■ **OBJECTIVE**: Extract the lines from the first one in the records below through the line containing "plt.rcParams['mathtext.rm'] = 'Liberation", keeping both ends and leaving out any pictures.

Rows from a dataset of charts and code:
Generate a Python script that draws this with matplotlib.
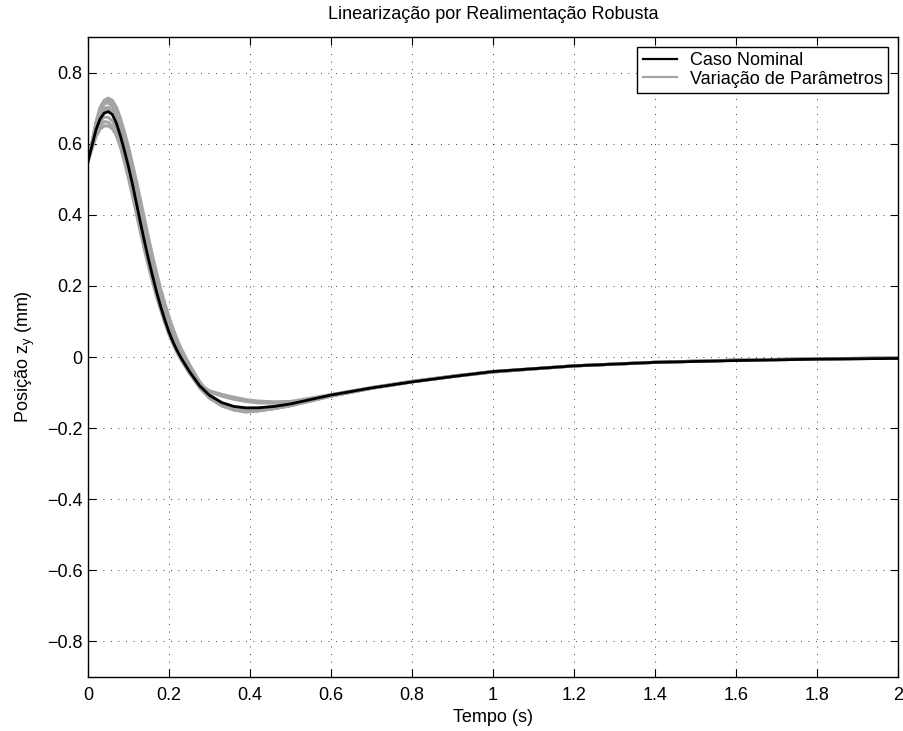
import numpy as np
import matplotlib
matplotlib.use("Agg")
import matplotlib.pyplot as plt
from matplotlib.lines import Line2D

plt.rcParams['font.family'] = ['Liberation Sans', 'DejaVu Sans']
plt.rcParams['mathtext.fontset'] = 'custom'
plt.rcParams['mathtext.rm'] = 'Liberation Sans'

# time samples (s)
t = [0, 0.01, 0.02, 0.03, 0.04, 0.05, 0.06, 0.07, 0.08, 0.09,
     0.10, 0.11, 0.12, 0.13, 0.14, 0.15, 0.16, 0.17, 0.18, 0.19,
     0.20, 0.21, 0.22, 0.23, 0.25, 0.275, 0.30, 0.33, 0.36, 0.39,
     0.42, 0.46, 0.50, 0.60, 0.70, 0.80, 0.90, 1.00, 1.20, 1.40,
     1.60, 1.80, 2.00]

nominal = [0.550, 0.595, 0.640, 0.670, 0.686, 0.690, 0.682, 0.658, 0.622, 0.580,
           0.535, 0.485, 0.430, 0.375, 0.322, 0.272, 0.225, 0.180, 0.140, 0.103,
           0.070, 0.042, 0.018, -0.003, -0.040, -0.080, -0.108, -0.128, -0.139, -0.143,
           -0.143, -0.139, -0.132, -0.107, -0.087, -0.070, -0.055, -0.041, -0.025, -0.015,
           -0.010, -0.006, -0.004]

var1 = [0.550, 0.605, 0.662, 0.702, 0.722, 0.728, 0.722, 0.703, 0.672, 0.633,
        0.590, 0.543, 0.493, 0.440, 0.386, 0.333, 0.282, 0.234, 0.190, 0.150,
        0.113, 0.080, 0.050, 0.024, -0.020, -0.068, -0.105, -0.133, -0.149, -0.155,
        -0.152, -0.145, -0.136, -0.110, -0.088, -0.070, -0.055, -0.042, -0.025, -0.015,
        -0.009, -0.006, -0.003]
var2 = [0.550, 0.602, 0.655, 0.693, 0.712, 0.715, 0.705, 0.680, 0.643, 0.598,
        0.548, 0.494, 0.438, 0.382, 0.328, 0.278, 0.232, 0.188, 0.148, 0.110,
        0.076, 0.046, 0.019, -0.004, -0.044, -0.086, -0.116, -0.137, -0.148, -0.151,
        -0.149, -0.143, -0.135, -0.109, -0.087, -0.069, -0.054, -0.041, -0.025, -0.015,
        -0.009, -0.005, -0.003]
var3 = [0.550, 0.600, 0.650, 0.683, 0.700, 0.702, 0.692, 0.668, 0.632, 0.588,
        0.540, 0.488, 0.432, 0.376, 0.322, 0.272, 0.225, 0.182, 0.142, 0.105,
        0.072, 0.042, 0.015, -0.008, -0.045, -0.078, -0.095, -0.105, -0.113, -0.120,
        -0.124, -0.126, -0.125, -0.106, -0.086, -0.068, -0.054, -0.041, -0.025, -0.015,
        -0.009, -0.005, -0.003]
var4 = [0.550, 0.590, 0.628, 0.652, 0.662, 0.660, 0.648, 0.624, 0.590, 0.548,
        0.502, 0.452, 0.400, 0.348, 0.298, 0.252, 0.208, 0.167, 0.130, 0.095,
        0.063, 0.036, 0.012, -0.008, -0.043, -0.082, -0.110, -0.130, -0.141, -0.145,
        -0.144, -0.139, -0.131, -0.106, -0.086, -0.069, -0.054, -0.041, -0.025, -0.015,
        -0.009, -0.005, -0.003]
var5 = [0.550, 0.595, 0.638, 0.664, 0.675, 0.674, 0.664, 0.642, 0.610, 0.570,
        0.526, 0.478, 0.427, 0.375, 0.325, 0.278, 0.233, 0.190, 0.150, 0.113,
        0.080, 0.050, 0.023, 0.000, -0.040, -0.083, -0.113, -0.135, -0.148, -0.152,
        -0.151, -0.145, -0.137, -0.110, -0.088, -0.070, -0.055, -0.042, -0.025, -0.015,
        -0.009, -0.006, -0.003]
var6 = [0.550, 0.603, 0.658, 0.698, 0.717, 0.720, 0.713, 0.693, 0.661, 0.620,
        0.575, 0.526, 0.474, 0.420, 0.366, 0.314, 0.265, 0.219, 0.176, 0.137,
        0.100, 0.068, 0.040, 0.015, -0.030, -0.075, -0.098, -0.110, -0.119, -0.125,
        -0.129, -0.130, -0.127, -0.107, -0.087, -0.069, -0.054, -0.041, -0.025, -0.015,
        -0.009, -0.005, -0.003]
var7 = [0.550, 0.587, 0.620, 0.641, 0.650, 0.650, 0.642, 0.624, 0.596, 0.560,
        0.520, 0.477, 0.432, 0.385, 0.338, 0.292, 0.248, 0.207, 0.168, 0.132,
        0.098, 0.068, 0.040, 0.015, -0.028, -0.072, -0.105, -0.130, -0.144, -0.150,
        -0.149, -0.144, -0.136, -0.109, -0.088, -0.070, -0.055, -0.042, -0.025, -0.015,
        -0.009, -0.006, -0.003]
var8 = [0.550, 0.598, 0.645, 0.677, 0.693, 0.695, 0.686, 0.663, 0.628, 0.586,
        0.540, 0.490, 0.436, 0.382, 0.330, 0.280, 0.233, 0.189, 0.148, 0.110,
        0.076, 0.046, 0.020, -0.003, -0.043, -0.085, -0.115, -0.137, -0.149, -0.153,
        -0.151, -0.145, -0.137, -0.110, -0.088, -0.070, -0.055, -0.042, -0.025, -0.015,
        -0.009, -0.006, -0.003]
variations = [var1, var2, var3, var4, var5, var6, var7, var8]

xticks = [0, 0.2, 0.4, 0.6, 0.8, 1.0, 1.2, 1.4, 1.6, 1.8, 2.0]
xtick_labels = ['0', '0.2', '0.4', '0.6', '0.8', '1', '1.2', '1.4', '1.6', '1.8', '2']
yticks = [-0.8, -0.6, -0.4, -0.2, 0, 0.2, 0.4, 0.6, 0.8]
ytick_labels = ['\u22120.8', '\u22120.6', '\u22120.4', '\u22120.2', '0', '0.2', '0.4', '0.6', '0.8']

fig = plt.figure(figsize=(9.04, 7.31), dpi=100)
ax = fig.add_axes([88/904, 54/731, 810/904, 640/731])

gray = '#a4a4a4'
for v in variations:
    ax.plot(t, v, color=gray, lw=2.2, solid_joinstyle='round', zorder=2)
ax.plot(t, nominal, color='black', lw=2.0, zorder=3)

ax.set_xlim(0, 2)
ax.set_ylim(-0.9, 0.9)
ax.set_xticks(xticks)
ax.set_xticklabels(xtick_labels)
ax.set_yticks(yticks)
ax.set_yticklabels(ytick_labels)
ax.tick_params(direction='in', length=6, width=0.8, top=True, right=True,
               labelsize=13)
ax.tick_params(axis='x', pad=7)
ax.tick_params(axis='y', pad=4)
ax.grid(True, color='black', linestyle=(0, (1, 8)), linewidth=0.6)
for s in ax.spines.values():
    s.set_linewidth(1.0)

ax.set_title('Linearização por Realimentação Robusta', fontsize=13, pad=13)
ax.set_xlabel('Tempo (s)', fontsize=13, labelpad=4)
ax.set_ylabel('Posição z$_\\mathregular{y}$ (mm)', fontsize=13, labelpad=7)

handles = [Line2D([], [], color='black', lw=1.6),
           Line2D([], [], color=gray, lw=1.6)]
leg = ax.legend(handles, ['Caso Nominal', 'Variação de Parâmetros'],
                loc='upper right', fontsize=13, fancybox=False, framealpha=1,
                edgecolor='black', borderaxespad=0.55, handlelength=1.9,
                borderpad=0.3, labelspacing=0.08, handletextpad=0.7)
leg.get_frame().set_linewidth(1.0)

fig.savefig('out.png', dpi=100)
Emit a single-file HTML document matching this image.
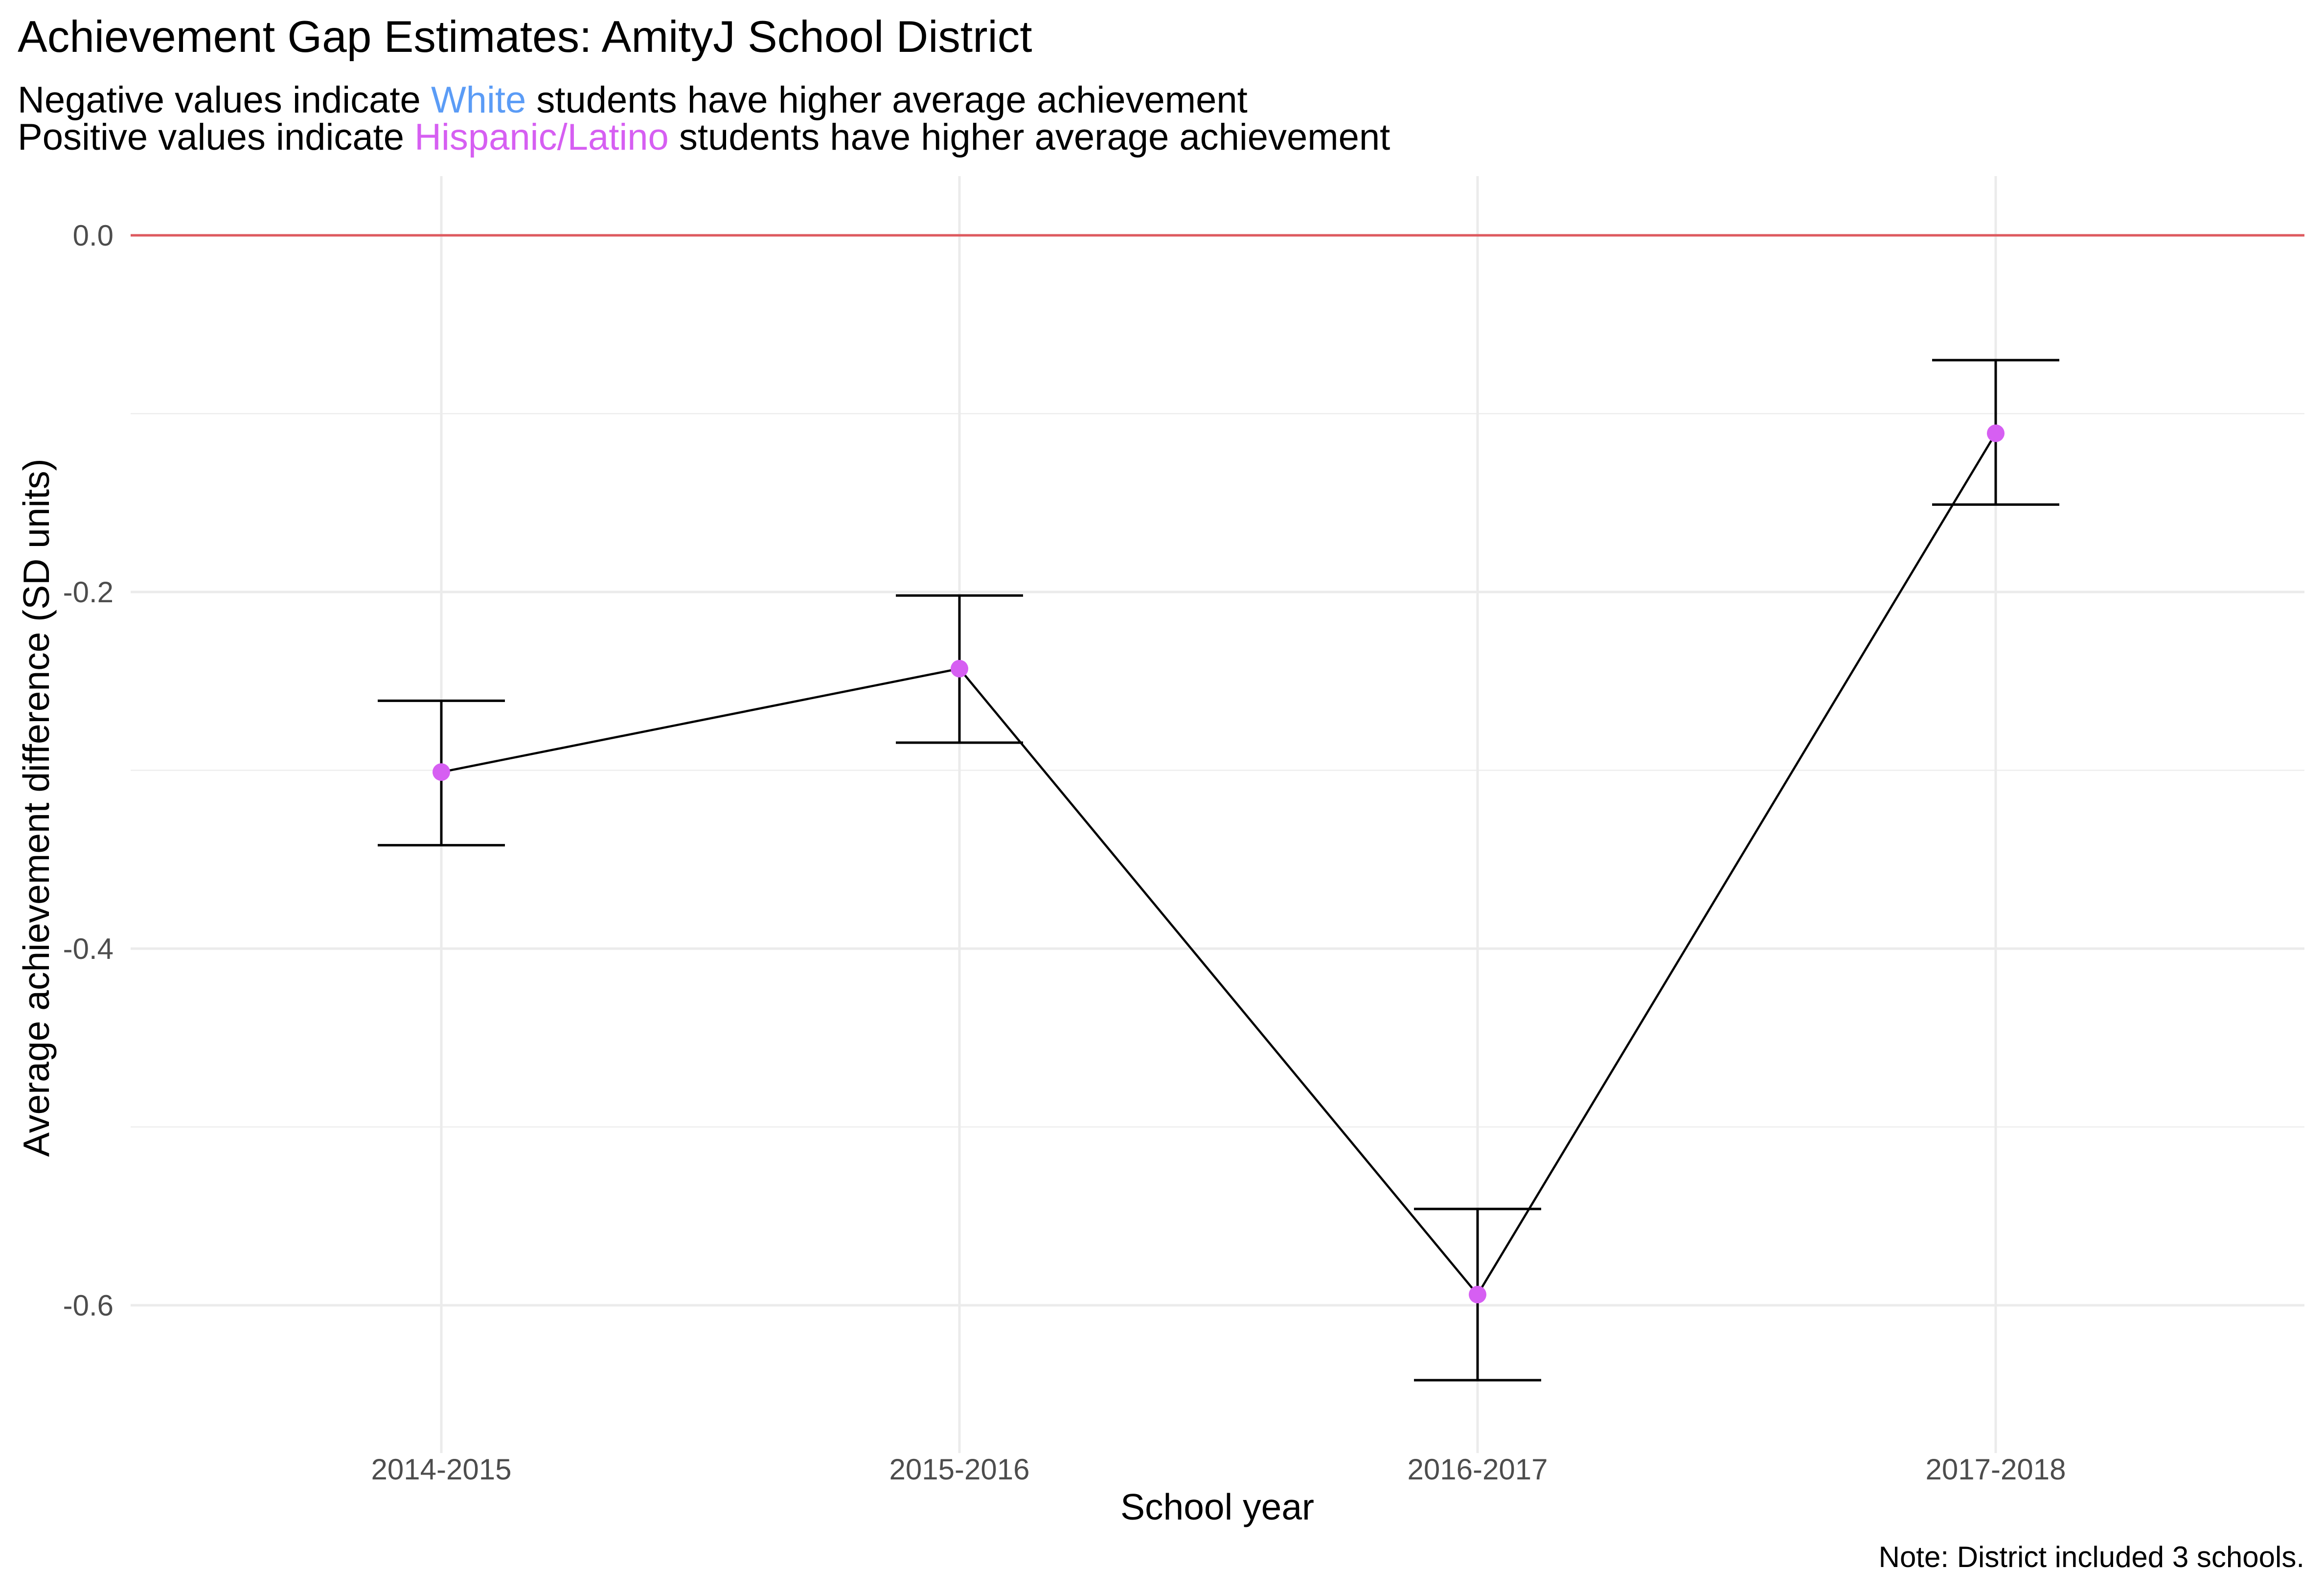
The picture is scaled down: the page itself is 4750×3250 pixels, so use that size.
<!DOCTYPE html>
<html><head><meta charset="utf-8"><style>
html,body{margin:0;padding:0;background:#fff;}
svg{display:block;font-family:"Liberation Sans",sans-serif;}
</style></head><body>
<svg id="chart" width="4750" height="3250" viewBox="0 0 4750 3250" xmlns="http://www.w3.org/2000/svg">
<text x="36" y="106" font-size="91" fill="#000">Achievement Gap Estimates: AmityJ School District</text>
<text x="36" y="230" font-size="76" fill="#000">Negative values indicate <tspan fill="#5b9cf6">White</tspan> students have higher average achievement</text>
<text x="36" y="306" font-size="76" fill="#000">Positive values indicate <tspan fill="#d65ff2">Hispanic/Latino</tspan> students have higher average achievement</text>
<g id="grid"></g>
<g id="marks"></g>
<g id="axes"></g>
<text x="2488" y="3106" font-size="75" text-anchor="middle" fill="#000">School year</text>
<text transform="translate(100,1651) rotate(-90)" font-size="75" text-anchor="middle" fill="#000">Average achievement difference (SD units)</text>
<text x="4710" y="3203" font-size="60" text-anchor="end" fill="#000">Note: District included 3 schools.</text>
</svg>
<script>
const categories = ["2014-2015","2015-2016","2016-2017","2017-2018"];
const estimates = [-0.301, -0.243, -0.594, -0.111];
const lower = [-0.342, -0.2845, -0.642, -0.151];
const upper = [-0.261, -0.202, -0.546, -0.070];
const yTicks = [0.0, -0.2, -0.4, -0.6];
const yTickLabels = ["0.0","-0.2","-0.4","-0.6"];
const yMinor = [-0.1, -0.3, -0.5];

const NS = "http://www.w3.org/2000/svg";
const plotL = 267, plotR = 4710, plotT = 360, plotB = 2970;
function y(v){ return 481 + (0 - v) * 3645 / 1.0; }
function x(i){ return 902 + i * 1059; }
function mk(tag, attrs, parent){
  const e = document.createElementNS(NS, tag);
  for (const k in attrs) e.setAttribute(k, attrs[k]);
  parent.appendChild(e); return e;
}
const grid = document.getElementById("grid"), marks = document.getElementById("marks"), axes = document.getElementById("axes");
yMinor.forEach(v => {
  const l = mk("line", {x1: plotL, x2: plotR, y1: y(v), y2: y(v), stroke: "#ededed", "stroke-width": 2.5}, grid);
  
  
});
yTicks.forEach((v, i) => {
  const l = mk("line", {x1: plotL, x2: plotR, y1: y(v), y2: y(v), stroke: "#ebebeb", "stroke-width": 5}, grid);
  
  
  const t = mk("text", {x: 232, y: y(v) + 21, "font-size": 60, "text-anchor": "end", fill: "#4d4d4d"}, axes);
  t.textContent = yTickLabels[i];
  
  
});
categories.forEach((c, i) => {
  const l = mk("line", {x1: x(i), x2: x(i), y1: plotT, y2: plotB, stroke: "#ebebeb", "stroke-width": 5}, grid);
  
  
  const t = mk("text", {x: x(i), y: 3024, "font-size": 60, "text-anchor": "middle", fill: "#4d4d4d"}, axes);
  t.textContent = c;
  
  
});
const zero = mk("line", {x1: plotL, x2: plotR, y1: y(0), y2: y(0), stroke: "#de5a5f", "stroke-width": 5}, marks);


categories.forEach((c, i) => {
  const g = mk("g", {}, marks);
  
  
  mk("line", {x1: x(i), x2: x(i), y1: y(upper[i]), y2: y(lower[i]), stroke: "#000", "stroke-width": 5}, g);
  mk("line", {x1: x(i) - 130, x2: x(i) + 130, y1: y(upper[i]), y2: y(upper[i]), stroke: "#000", "stroke-width": 5}, g);
  mk("line", {x1: x(i) - 130, x2: x(i) + 130, y1: y(lower[i]), y2: y(lower[i]), stroke: "#000", "stroke-width": 5}, g);
});
const pts = estimates.map((v, i) => x(i) + "," + y(v)).join(" ");
const pl = mk("polyline", {points: pts, fill: "none", stroke: "#000", "stroke-width": 4.5}, marks);


estimates.forEach((v, i) => {
  const c = mk("circle", {cx: x(i), cy: y(v), r: 18, fill: "#d65ff2"}, marks);
  
  
});
</script>
</body></html>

■ **TASK ANSWER**:
Generate a Python script that draws this with matplotlib.
import numpy as np
import matplotlib
matplotlib.use("Agg")
import matplotlib.pyplot as plt
from matplotlib.lines import Line2D

plt.rcParams['font.family'] = ['Liberation Sans', 'DejaVu Sans']
plt.rcParams['mathtext.fontset'] = 'custom'
plt.rcParams['mathtext.rm'] = 'Liberation Sans'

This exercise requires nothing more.